__DATA EXTRACT__:
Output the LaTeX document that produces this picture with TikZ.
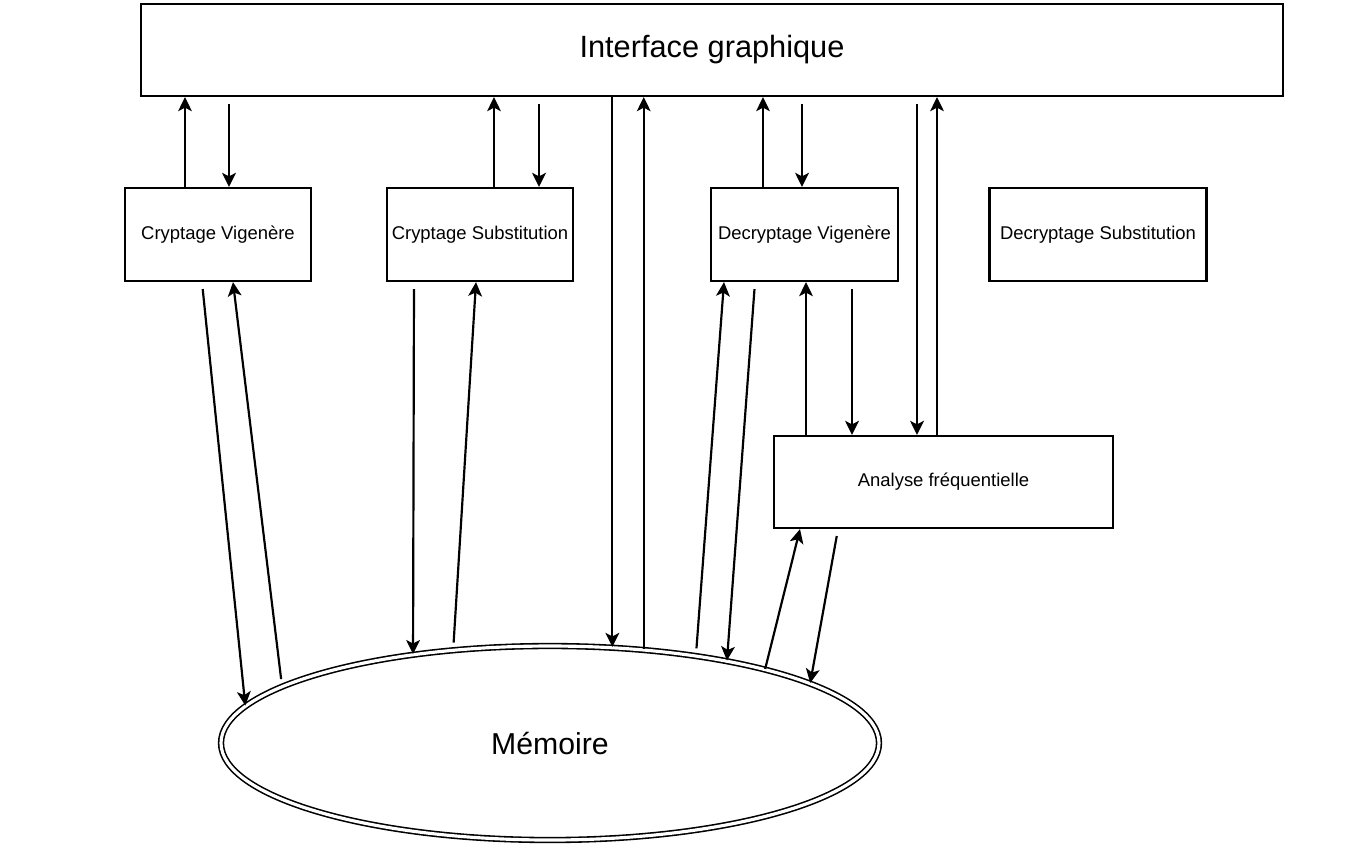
\documentclass[tikz,border=0pt]{standalone}
\usepackage{fontspec}
\setmainfont{Liberation Sans}
\usetikzlibrary{arrows.meta,shapes.geometric}
\begin{document}
\begin{tikzpicture}[line width=0.62pt, >={Stealth[length=4pt,width=3.9pt,inset=1pt]}]
\tikzstyle{every node}=[]
\tikzstyle{module}=[draw, rectangle, inner sep=0pt, minimum height=0.93cm, font=\fontsize{5.25}{6}\selectfont]
\tikzstyle{store}=[draw, ellipse, double, line width=0.45pt, double distance=0.9pt, font=\fontsize{8.6}{10}\selectfont]
\tikzstyle{gap}=[shorten <=0.07cm]

\useasboundingbox (0,0) rectangle (13.68,-8.53);

\node[module, minimum width=11.42cm, minimum height=0.92cm, font=\fontsize{8.75}{10}\selectfont] (IG) at (7.12,-0.50) {Interface graphique};
\node[module, minimum width=1.86cm] (CV) at ( 2.18,-2.345) {Cryptage Vigenère};
\node[module, minimum width=1.86cm] (CS) at ( 4.80,-2.345) {Cryptage Substitution};
\node[module, minimum width=1.87cm] (DV) at ( 8.045,-2.345) {Decryptage Vigenère};
\node[module, minimum width=2.17cm] (DS) at (10.98,-2.345) {Decryptage Substitution};
\node[module, minimum width=3.39cm, minimum height=0.92cm] (AF) at (9.435,-4.82) {Analyse fréquentielle};
\node[store, minimum width=6.58cm, minimum height=1.94cm] (M) at (5.50,-7.43) {Mémoire};

\draw[->] ([xshift=-0.33cm]CV.north) -- ([xshift=-0.33cm]CV.north |- IG.south);
\draw[->, gap] ([xshift=0.11cm]CV.north |- IG.south) -- ([xshift=0.11cm]CV.north);
\draw[->] ([xshift=0.14cm]CS.north) -- ([xshift=0.14cm]CS.north |- IG.south);
\draw[->, gap] ([xshift=0.59cm]CS.north |- IG.south) -- ([xshift=0.59cm]CS.north);
\draw[->] ([xshift=-0.415cm]DV.north) -- ([xshift=-0.415cm]DV.north |- IG.south);
\draw[->, gap] ([xshift=-0.025cm]DV.north |- IG.south) -- ([xshift=-0.025cm]DV.north);
\draw[->, gap] ([xshift=-0.265cm]AF.north |- IG.south) -- ([xshift=-0.265cm]AF.north);
\draw[->] ([xshift=-0.065cm]AF.north) -- ([xshift=-0.065cm]AF.north |- IG.south);
\draw[->] ([xshift=0.015cm]DV.south |- AF.north) -- ([xshift=0.015cm]DV.south);
\draw[->, gap] ([xshift=0.475cm]DV.south) -- ([xshift=0.475cm]DV.south |- AF.north);
\draw[->] (IG.south -| M.57.7) -- (M.57.7);
\draw[->] (M.45.6) -- (IG.south -| M.45.6);
\draw[->, gap] ([xshift=-0.16cm]CV.south) -- (M.173.4);
\draw[->, gap] (M.168.8) -- ([xshift=0.15cm]CV.south);
\draw[->, gap] ([xshift=-0.66cm]CS.south) -- (M.147.8);
\draw[->, gap] (M.136.5) -- ([xshift=-0.04cm]CS.south);
\draw[->, gap] (M.31.6) -- ([xshift=-0.805cm]DV.south);
\draw[->, gap] ([xshift=-0.495cm]DV.south) -- (M.25.6);
\draw[->] (M.19.0) -- ([xshift=-1.435cm]AF.south);
\draw[->, gap] ([xshift=-1.055cm]AF.south) -- (M.13.4);
\end{tikzpicture}
\end{document}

__TASK__: Every line of text is to be repeated exactly; pictures are left out.

__EXPECTED OUTPUT__:
Output the LaTeX document that produces this picture with TikZ.
\documentclass[tikz,border=0pt]{standalone}
\usepackage{fontspec}
\setmainfont{Liberation Sans}
\usetikzlibrary{arrows.meta,shapes.geometric}
\begin{document}
\begin{tikzpicture}[line width=0.62pt, >={Stealth[length=4pt,width=3.9pt,inset=1pt]}]
\tikzstyle{every node}=[]
\tikzstyle{module}=[draw, rectangle, inner sep=0pt, minimum height=0.93cm, font=\fontsize{5.25}{6}\selectfont]
\tikzstyle{store}=[draw, ellipse, double, line width=0.45pt, double distance=0.9pt, font=\fontsize{8.6}{10}\selectfont]
\tikzstyle{gap}=[shorten <=0.07cm]

\useasboundingbox (0,0) rectangle (13.68,-8.53);

\node[module, minimum width=11.42cm, minimum height=0.92cm, font=\fontsize{8.75}{10}\selectfont] (IG) at (7.12,-0.50) {Interface graphique};
\node[module, minimum width=1.86cm] (CV) at ( 2.18,-2.345) {Cryptage Vigenère};
\node[module, minimum width=1.86cm] (CS) at ( 4.80,-2.345) {Cryptage Substitution};
\node[module, minimum width=1.87cm] (DV) at ( 8.045,-2.345) {Decryptage Vigenère};
\node[module, minimum width=2.17cm] (DS) at (10.98,-2.345) {Decryptage Substitution};
\node[module, minimum width=3.39cm, minimum height=0.92cm] (AF) at (9.435,-4.82) {Analyse fréquentielle};
\node[store, minimum width=6.58cm, minimum height=1.94cm] (M) at (5.50,-7.43) {Mémoire};

\draw[->] ([xshift=-0.33cm]CV.north) -- ([xshift=-0.33cm]CV.north |- IG.south);
\draw[->, gap] ([xshift=0.11cm]CV.north |- IG.south) -- ([xshift=0.11cm]CV.north);
\draw[->] ([xshift=0.14cm]CS.north) -- ([xshift=0.14cm]CS.north |- IG.south);
\draw[->, gap] ([xshift=0.59cm]CS.north |- IG.south) -- ([xshift=0.59cm]CS.north);
\draw[->] ([xshift=-0.415cm]DV.north) -- ([xshift=-0.415cm]DV.north |- IG.south);
\draw[->, gap] ([xshift=-0.025cm]DV.north |- IG.south) -- ([xshift=-0.025cm]DV.north);
\draw[->, gap] ([xshift=-0.265cm]AF.north |- IG.south) -- ([xshift=-0.265cm]AF.north);
\draw[->] ([xshift=-0.065cm]AF.north) -- ([xshift=-0.065cm]AF.north |- IG.south);
\draw[->] ([xshift=0.015cm]DV.south |- AF.north) -- ([xshift=0.015cm]DV.south);
\draw[->, gap] ([xshift=0.475cm]DV.south) -- ([xshift=0.475cm]DV.south |- AF.north);
\draw[->] (IG.south -| M.57.7) -- (M.57.7);
\draw[->] (M.45.6) -- (IG.south -| M.45.6);
\draw[->, gap] ([xshift=-0.16cm]CV.south) -- (M.173.4);
\draw[->, gap] (M.168.8) -- ([xshift=0.15cm]CV.south);
\draw[->, gap] ([xshift=-0.66cm]CS.south) -- (M.147.8);
\draw[->, gap] (M.136.5) -- ([xshift=-0.04cm]CS.south);
\draw[->, gap] (M.31.6) -- ([xshift=-0.805cm]DV.south);
\draw[->, gap] ([xshift=-0.495cm]DV.south) -- (M.25.6);
\draw[->] (M.19.0) -- ([xshift=-1.435cm]AF.south);
\draw[->, gap] ([xshift=-1.055cm]AF.south) -- (M.13.4);
\end{tikzpicture}
\end{document}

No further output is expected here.